Allianz noted that “although the current financial crisis in Europe has pushed climate change down the agenda in the public sphere, it is still a very high priority for businesses. The enormous damage caused by major floods in Europe, the US, Thailand and Australia over the last years has demonstrated the need of producing risk models to anticipate the likelihood and severity of flooding in vulnerable areas.”
In addition Allianz gave the “unprecedented rainfall in the Venice region on September 26, 2007, with intensity close to 300 mm [just under 12 inches] per day measured at one station,”as a “reference event for the study which offers a blueprint for innovate climate modelling.”
The cutting-edge approach in applying climate science to business combines a number of unique aspects. Allianz said it can assess “the potential climate change impact on the business model of a large insurance company.” It analyzes the potential risks from previously under-researched perils “by linking observed current rainfall extremes and flooding to future climate risks by the means of climate and hydrological modeling.”

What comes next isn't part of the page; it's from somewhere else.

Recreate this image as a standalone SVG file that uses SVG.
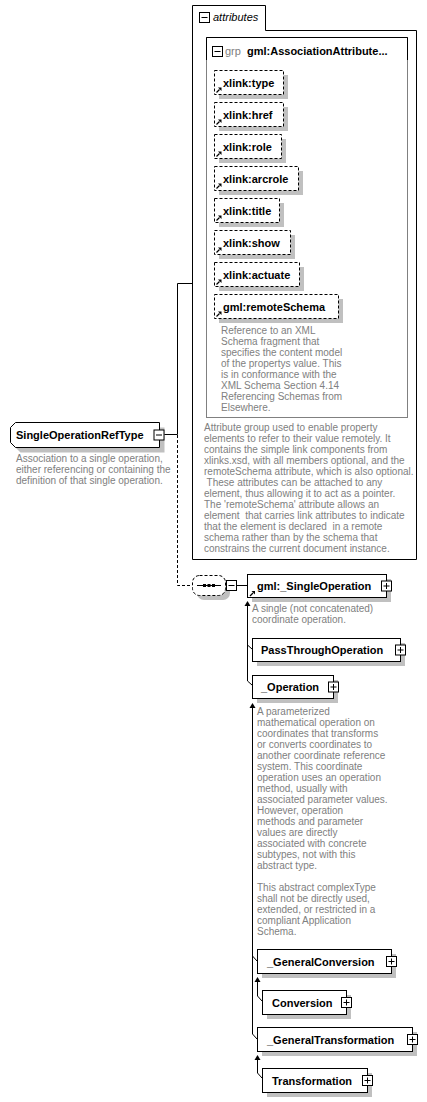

The project has also “developed new methods that can be applied globally when sufficient observations exist. The researchers made progress particularly by increasing the resolution of the currently available climate model from 100 x 100km to 5 x 5km [62.5 miles down to 3.125 miles].”
Dr. Markus Stowasser of Allianz Re’s catastrophe research and development unit, stated: “This was really uncharted territory, but we now have a much better idea of how we could better model these events in future. The work that was done here is not only relevant for the insurance industry to better understand the ranges of uncertainty addressed by these models and methods, but it will also be of interest for certain sections of the scientific world.”
Allianz cautioned that “while the value of the study is much less in actual predictions and more in the potential and possibilities of new methods and processes, the study indicates that an increase in the intensity of future surface flooding events in the selected area is plausible.”
The first example using the combined resources examines flooding in Northern Italy.